The real person who should be fired by the Sacramento Kings: Owner Vivek Ranadive
A fan vomited courtside Saturday night as the Sacramento Kings lost to the Utah Jazz 123-105. It was a vivid illustration of how sickening this current team is. But firing coach Luke Walton doesn’t address who is really making us ill.
That’s primary team owner Vivek Ranadive.
His meddling in the basketball operations, his penchant for putting the wrong people in important positions and then undermining them led to another firing of another Kings coach. Or, as the team said in a news release Sunday, Walton was “relieved of his duties” as head coach.
Now the team again has another interim head coach in Alvin Gentry and will be paying for another fired coach.
Another generation of young talent looks defeated, plays defeated, after arriving in Sacramento full of fire. Remember when star point guard De’Arron Fox was bright-eyed and brilliant? Look at him now. He’s averaging 19.7 points a game, shooting a horrid 24.3 percent from 3-point range, and has 5.8 assists per game. All those numbers are way off from either of his past two seasons, when he looked like a budding All-Star.
Now, Fox’s shoulders are slumped, downcast, defeated. That’s what the malignant Kings culture of losing does to talent.
That’s what the Kings culture was when Ranadive took over. He has extended and worsened that losing culture, which may have seemed impossible a decade ago. After the Maloof brothers’ tenure as owners, it didn’t seem possible to have worse culture. Sadly, here we are.
Ranadive is the Maloofs, but with way more money. He’s powerful, the Kings are weak.
Firing Walton was inevitable, but solves little.
The problem is ownership. The problem is the guy who can’t be fired but should be fired.
Ranadive fired the coach he should have kept, Michael Malone. Ranadive fired Malone early in the 2014-15 season even though the coach clearly had the Kings playing better basketball than the season before. What more can you ask from a coach?
All Malone has done since leaving the Kings is build a playoff and title contender in Denver, looking like a basketball savant in the process. He took the 2019-20 iteration of the Nuggets to the Western Conference finals. The Kings haven’t been to the Western Conference finals since 2002. They haven’t even made the playoffs since 2006.
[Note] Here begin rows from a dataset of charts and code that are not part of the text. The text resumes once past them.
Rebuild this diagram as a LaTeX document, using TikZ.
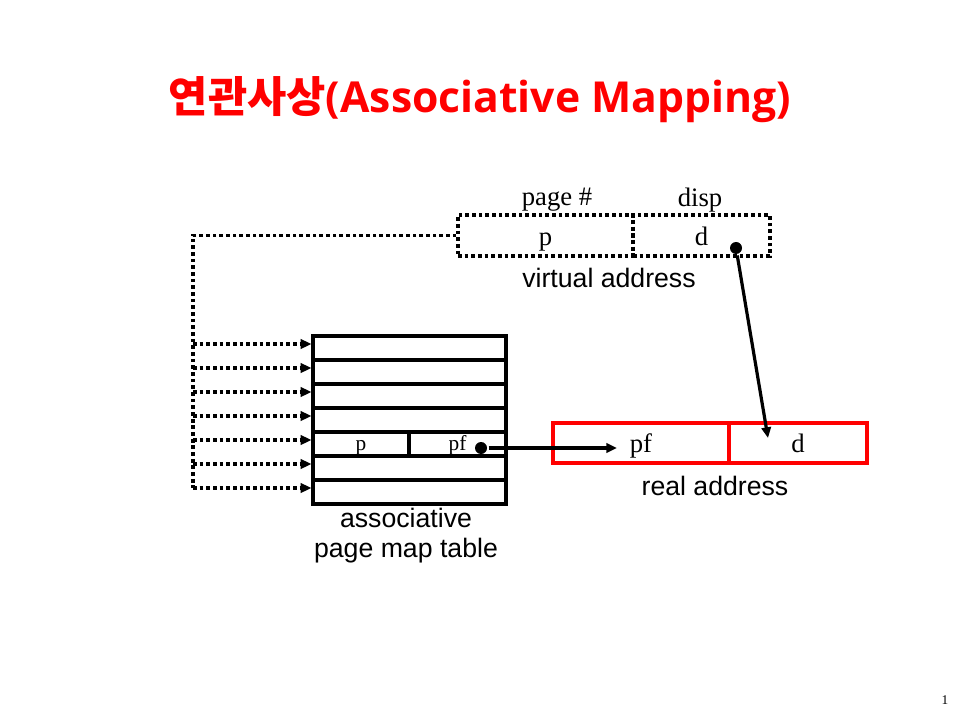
\documentclass[tikz,border=0pt]{standalone}
\usepackage{fontspec}
\setmainfont{Liberation Serif}
\setsansfont{Liberation Sans}
\newfontfamily\cjk{Noto Sans CJK KR}
\newfontfamily\titlefont{Open Sans}
\usetikzlibrary{arrows.meta}
\usetikzlibrary{calc}
\definecolor{red1}{RGB}{255, 0, 0}

\begin{document}
\begin{tikzpicture}[x=0.75pt, y=-0.75pt, line width=2.4pt]
  \useasboundingbox (0,0) rectangle (960,720);
  \tikzset{
    cell/.style={draw, line width=2.4pt, inner sep=0pt, minimum height=18pt,
      text height=9pt, text depth=0pt, font=\fontsize{16}{18}\selectfont},
    vcell/.style={cell, dotline, minimum height=30.75pt, text height=14.5pt, font=\fontsize{20}{24}\selectfont},
    rcell/.style={cell, draw=red1, minimum height=30pt, text height=14pt, font=\fontsize{20}{24}\selectfont},
    dotline/.style={line width=2.4pt, dash pattern=on 2.8pt off 2.2pt},
    nametext/.style={font=\sffamily\fontsize{20}{22.5}\selectfont},
    flow/.style={line width=2.4pt, -{Triangle[length=8pt,width=7pt]}},
    blob/.style={circle, fill, inner sep=0pt, minimum size=9pt}
  }

  \node[text=red1, font=\fontsize{32}{38}\selectfont\bfseries] (title) at (480,100)
    {{\cjk 연관사상}{\titlefont (Associative Mapping)}};

  % virtual address
  \node[vcell, minimum width=131.25pt] (vp) at (545.5,235.5) {p};
  \node[vcell, minimum width=102.75pt] (vd) at (701.5,235.5) {d};
  \node[font=\fontsize{20}{24}\selectfont] (pagen) at (557,200) {page \#};
  \node[font=\fontsize{20}{24}\selectfont] (disp) at (700,200) {disp};
  \node[nametext] (vname) at (609,278) {virtual address};

  % associative page map table
  \foreach \i/\y in {1/348,2/372,3/396,4/420,6/468,7/492}
    \node[cell, minimum width=144.75pt] (r\i) at (409.5,\y) {};
  \node[cell, minimum width=72pt] (r5) at (361,444) {p};
  \node[cell, minimum width=72.75pt] (tpf) at (457.5,444) {pf};
  \node[nametext, align=center] (tname) at (406,536) {associative\\page map table};

  \coordinate (bus) at (193,488);
  \draw[dotline] (vp.west) -| (bus);
  \foreach \i in {1,...,7}
    \draw[dotline, flow] ($(bus |- r\i.west)+(0,-4)$) -- ($(r\i.west)+(0,-4)$);

  % real address
  \node[rcell, minimum width=132pt] (rpf) at (641,443) {pf};
  \node[rcell, minimum width=103.5pt] (rd) at (798,443) {d};
  \node[nametext] (rname) at (715,486) {real address};

  \node[blob] (dotpf) at (481,448) {};
  \node[blob] (dotd) at (736,248) {};
  \coordinate (pfin) at ($(rpf.center)+(-24,5)$);
  \coordinate (din) at ($(rd.center)+(-30,-5)$);
  \draw[flow] (dotpf) -- (pfin);
  \draw[flow] (dotd) -- (din);

  \node[font=\fontsize{10}{12}\selectfont] (pnum) at (945,700) {1};
\end{tikzpicture}
\end{document}
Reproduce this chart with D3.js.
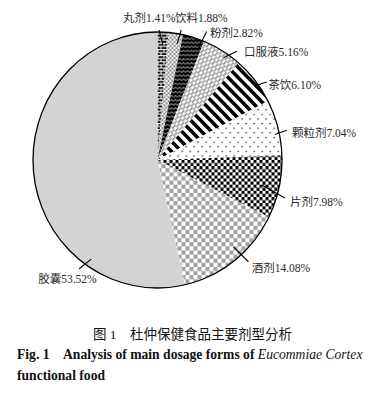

While Malone has been building a championship contender in Denver, Ranadive has been fiddling around with the leaders of his team. He’s created more problems than he’s solved. He hired two coaches he shouldn’t have, George Karl and Walton. He handed the keys to basketball operations to men with no experience running an NBA team or even a G League team. In the case of former general manager Vlade Divac, Ranadive fired people just months after giving out a four-year contract.
The Walton era was awkward in its own ways. He arrived in Sacramento and was almost immediately hit with a lawsuit by Los Angeles media personality Kelli Tennant. According to the lawsuit, Walton sexually assaulted Tennant in a Santa Monica hotel room when he was an assistant coach with the Warriors in 2014. Tennant also said Walton sexually harassed her in 2017, when he was coaching the Lakers.
The lawsuit was eventually withdrawn from the courts, but it raised a key question: Did Ranadive do any research before hiring Walton? The Kings reportedly didn’t even bother to interview anybody else. They wanted Walton, history be damned.
The result of that rash hiring was subpar mediocrity. The Kings had a .431 win percentage in each of Walton’s first two seasons as head coach and started this year a lowly 6-11. That’s very bad for a team that was bumping up against the NBA salary cap every season.
You’re supposed to get wins when you spend money. Instead, all we got was sick from watching Vivek waste money. Again.